La piste de la viande in vitro est explorée depuis une dizaine d'années par plusieurs laboratoires dans le monde. La Nasa, l'agence spatiale américaine, a été la première à s'intéresser à ce procédé car il pourrait permettre de fournir des protéines à des astronautes lors d'un long voyage vers Mars. La technique est directement inspirée de la culture de cellules à des fins biomédicales. En 2000, des chercheurs du Touro College de New York ont annoncé, dans la revue Acta astraunotica, avoir réussi à produire de la chair de carpe à partir de cellules prélevées sur un spécimen vivant. Depuis, plusieurs équipes américaines et hollandaises ont publié toute une série d'études. Des brevets ont déjà été déposés par des firmes privées et des laboratoires universitaires.
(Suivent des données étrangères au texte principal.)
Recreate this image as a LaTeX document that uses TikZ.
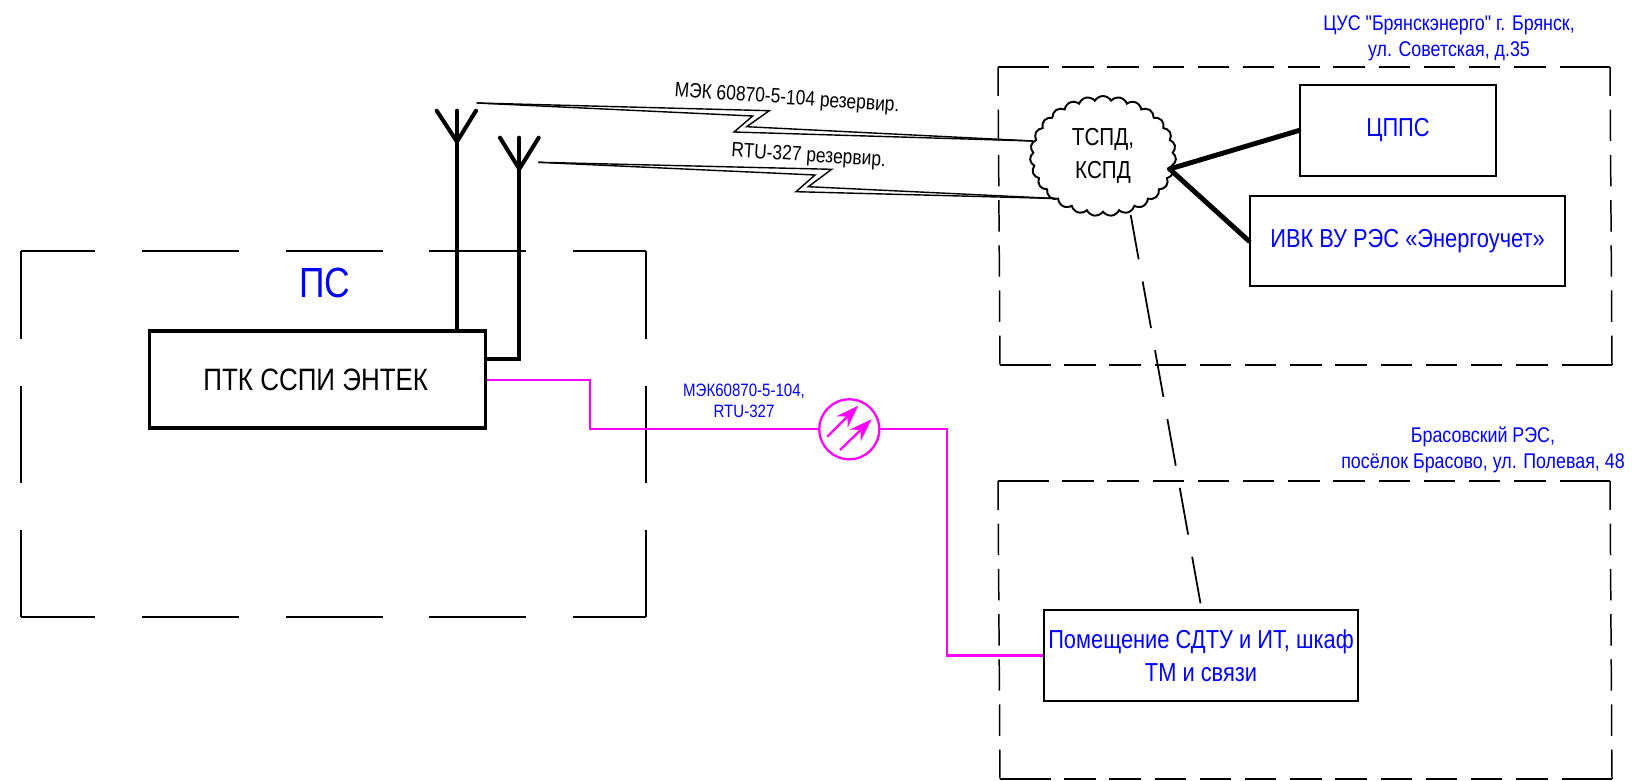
\documentclass[tikz,border=0pt]{standalone}
\usepackage{fontspec}
\setmainfont{Liberation Sans}
\usepackage{xcolor}
\usetikzlibrary{arrows.meta, positioning, shapes.symbols, calc}
\newfontfamily\narrowfont[FakeStretch=0.84]{Liberation Sans}
\definecolor{linkmagenta}{RGB}{255,0,255}
\definecolor{labelblue}{RGB}{0,0,255}
\tikzset{
  zoneline/.style={line width=0.85pt},
  zonedash/.style={zoneline,dash pattern=on 55.2pt off 26.6pt},
  finedash/.style={zoneline,dash pattern=on 17.92pt off 7.8pt},
  blockbox/.style={draw,line width=1.2pt,inner sep=0pt,align=center,font=\narrowfont\fontsize{14.8}{18.5}\selectfont,text=labelblue},
  thickline/.style={line width=2.3pt,line cap=round},
  linkline/.style={linkmagenta,line width=1.3pt},
  radioline/.style={line width=0.8pt,line join=miter},
  textlabel/.style={inner sep=0pt,align=center,font=\narrowfont\fontsize{12.1}{14.8}\selectfont,text=labelblue},
}
\begin{document}
\begin{tikzpicture}[x=0.02cm,y=-0.02cm]
  \useasboundingbox (0,0) rectangle (1634,781);

  % zones
  \draw[zonedash,dash phase=13pt] (21,251) -- (646,251);
  \draw[zonedash,dash phase=13pt] (21,617) -- (646,617);
  \draw[zonedash,dash phase=5pt] (21,251) -- (21,617);
  \draw[zonedash,dash phase=5pt] (646,251) -- (646,617);

  \draw[zoneline] (998,67) -- (1048.5,67) (1559.5,67) -- (1610,67);
  \draw[finedash] (1062.2,67) -- (1545.8,67);
  \draw[zoneline] (1000,365) -- (1050.5,365) (1561.5,365) -- (1612,365);
  \draw[finedash] (1064.2,365) -- (1547.8,365);
  \draw[finedash,dash phase=1.42pt] (998,67) -- (1000,365);
  \draw[finedash,dash phase=1.42pt] (1610,67) -- (1612,365);

  \draw[zoneline] (998,481) -- (1048.5,481) (1559.5,481) -- (1610,481);
  \draw[finedash] (1062.2,481) -- (1545.8,481);
  \draw[zoneline] (1000,779) -- (1050.5,779) (1561.5,779) -- (1612,779);
  \draw[finedash] (1064.2,779) -- (1547.8,779);
  \draw[finedash,dash phase=1.42pt] (998,481) -- (1000,779);
  \draw[finedash,dash phase=1.42pt] (1610,481) -- (1612,779);

  % blocks
  \node[blockbox,line width=2.2pt,text=black,minimum width=336*0.02cm,minimum height=97*0.02cm,font=\narrowfont\fontsize{17.6}{20}\selectfont] (ptk) at (317.5,379.5) {ПТК ССПИ ЭНТЕК\hspace{2pt}};
  \node[blockbox,minimum width=196*0.02cm,minimum height=90.5*0.02cm] (cpps) at (1398,130.5) {ЦППС};
  \node[blockbox,minimum width=315*0.02cm,minimum height=90*0.02cm] (ivk) at (1407.5,241) {ИВК ВУ РЭС «Энергоучет»};
  \node[blockbox,minimum width=314*0.02cm,minimum height=90.5*0.02cm] (room) at (1201,655.5) {Помещение СДТУ и ИТ, шкаф\\ТМ и связи};
  \node[cloud,draw,line width=1.1pt,cloud puffs=27,cloud puff arc=120,aspect=1.2,inner sep=0pt,minimum width=146*0.02cm,minimum height=120*0.02cm,align=center,font=\narrowfont\fontsize{14}{18.5}\selectfont] (tspd) at (1103,156) {ТСПД,\\КСПД};

  % antennas
  \coordinate (anta) at (457,141.7);
  \coordinate (antb) at (519.3,169);
  \draw[thickline] (anta |- ptk.north) -- (anta |- 0,110.7);
  \draw[thickline] (436.7,110.7) -- (anta) -- (476,110.7);
  \draw[thickline] (ptk.east |- 0,359) -- (antb |- 0,359) -- (antb |- 0,137.7);
  \draw[thickline] (500,137.7) -- (antb) -- (538.7,137.7);

  % radio links
  \coordinate (linka) at (476.7,103);
  \coordinate (linkb) at (538.3,162.3);
  \coordinate (cloudin) at (1033,141);
  \coordinate (cloudlow) at (1056,198.5);
  \draw[radioline] (linka) -- (769.3,110.7) -- (746.7,126.7) -- (cloudin);
  \draw[radioline] (linka) -- (752.7,116) -- (734,132) -- (cloudin);
  \draw[radioline] (linkb) -- (831.7,169.3) -- (808.3,186.7) -- (cloudlow);
  \draw[radioline] (linkb) -- (815,175) -- (796,191.7) -- (cloudlow);
  \node[textlabel,text=black,rotate=-4,font=\narrowfont\fontsize{11.8}{14}\selectfont] (labela) at (787,99) {МЭК 60870-5-104 резервир.};
  \node[textlabel,text=black,rotate=-3.5,font=\narrowfont\fontsize{11.8}{14}\selectfont] (labelb) at (808.6,156.5) {RTU-327 резервир.};

  % cloud to blocks
  \coordinate (cloudout) at (1169.6,169);
  \draw[thickline,line width=2.8pt] (cloudout) -- (cpps.west);
  \draw[thickline,line width=2.8pt] (cloudout) -- (ivk.west);
  \coordinate (cloudfoot) at (1130.7,215);
  \coordinate (roomtop) at (1201.7,610);
  \draw[line width=1pt,dash pattern=on 27pt off 12.8pt,dash phase=1.4pt] (cloudfoot) -- (roomtop);

  % fibre link
  \node[circle,draw=linkmagenta,line width=1.3pt,minimum size=60*0.02cm,inner sep=0pt] (conv) at (849.3,429.3) {};
  \draw[linkline] (ptk.east |- 0,380) -- (590,380) -- (590,429.3) -- (conv.west);
  \draw[linkline] (conv.east) -- (946.7,429.3) -- (946.7,655.5) -- (room.west);
  \draw[linkline,-{Stealth[length=13pt,width=9pt]}] (827.3,436.7) -- (858.3,405.7);
  \draw[linkline,-{Stealth[length=13pt,width=9pt]}] (840,450) -- (871.7,419.3);

  % labels
  \node[textlabel,font=\narrowfont\fontsize{24}{28}\selectfont] (pslabel) at (325,283) {ПС};
  \node[textlabel] (cuslabel) at (1449,38.5) {ЦУС "Брянскэнерго" г. Брянск,\\ул. Советская, д.35};
  \node[textlabel] (reslabel) at (1483,450) {Брасовский РЭС,\\посёлок Брасово, ул. Полевая, 48};
  \node[textlabel,font=\narrowfont\fontsize{10.2}{12}\selectfont] (convlabel) at (744,401) {МЭК60870-5-104,\\RTU-327};
\end{tikzpicture}
\end{document}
Quel goût et quelle texture aura cette viande artificielle ? Sous quelle forme se présentera-t-elle ? Surimi ou spaghettis ? Les chercheurs hollandais ne le disent pas. «Ce sont des problèmes de marketing et ils seront abordés quand les verrous technologiques seront levés», expliquent-ils en conclusion. Cependant, grâce aux nutriments, facteurs de croissance et autres traitements biophysiques, il devrait être possible, selon eux, d'obtenir un produit proche de la viande sur pied. «Il sera même possible d'avoir une viande plus saine en jouant avec les substrats utilisés pour favoriser le métabolisme des cellules musculaires.»

«On n'en est qu'aux balbutiements. Les cultures de cellules obtenues actuellement en laboratoire sont très fines. Elles ressemblent plus à du carpaccio qu'à des steaks », ironise Jean François Hocquette, de l'Institut national de la recherche agronomique (Inra) à Clermont-Ferrand. L'Inra travaille sur les cultures de cellules mais pas pour produire de la viande in vitro. M. Hocquette estime que le projet des chercheurs hollandais est utopique. Arriver à une production massive de viande par ce procédé entraînerait, selon lui, des coûts exorbitants. L'addition pourrait être salée compte tenu des quantités d'hormones ou de facteurs de croissance nécessaires au développement des cellules musculaires et des antibiotiques pour éviter les contaminations. «En outre, il ne faut pas oublier le rôle important de l'élevage traditionnel pour l'entretien des territoires en herbe et des paysages», ajoute-t-il.

Rééquilibrer la consommation

En fait, les arguments en faveur de la culture de viande in vitro s'appuient sur l'accroissement continuel de la consommation mondiale de viande. Au début des années 1960, elle avoisinait les 70 millions de tonnes par an, mais depuis elle a explosé. Selon la FAO, elle était estimée en 2007 à 284 millions de tonnes et devrait doubler d'ici à 2050. «Ce n'est pas possible, il n'y aura pas assez de surfaces agricoles disponibles. Le mode de consommation calqué sur celui des Américains doit changer», assure Michel Griffon, agronome et économiste auteur de plusieurs ouvrages sur la sécurité alimentaire dans le monde.

Pour lui, la solution passe avant tout par une diminution de la consommation de viande dans les pays riches au profit des pays émergents comme la Chine ou l'Inde, où la consommation croît avec l'amélioration du niveau de vie. Pas emballé du tout par la solution de la viande in vitro, Michel Griffon estime qu'il serait plus efficace que les hommes consomment directement les protéines végétales - soja principalement - au lieu de les donner au bétail comme c'est le cas actuellement avec le système d'élevage intensif.

Le bilan des émissions de CO2 de l'élevage, équivalent à celui des transports, est un autre argument utilisé par les promoteurs de la culture de viande in vitro. Les pollutions induites par l'élevage industriel, comme les porcheries en Bretagne sont tout autant décriées. Certains défenseurs des animaux ont déclaré eux aussi qu'ils seraient prêts à manger ce type de viande artificielle plutôt que des animaux élevés en batterie dans des conditions épouvantables. La Peta, une association qui œuvre pour un traitement éthique des animaux, s'est dit prête à offrir un million de dollars à la première entreprise qui arriverait à mettre au point un procédé de culture de la viande industrielle.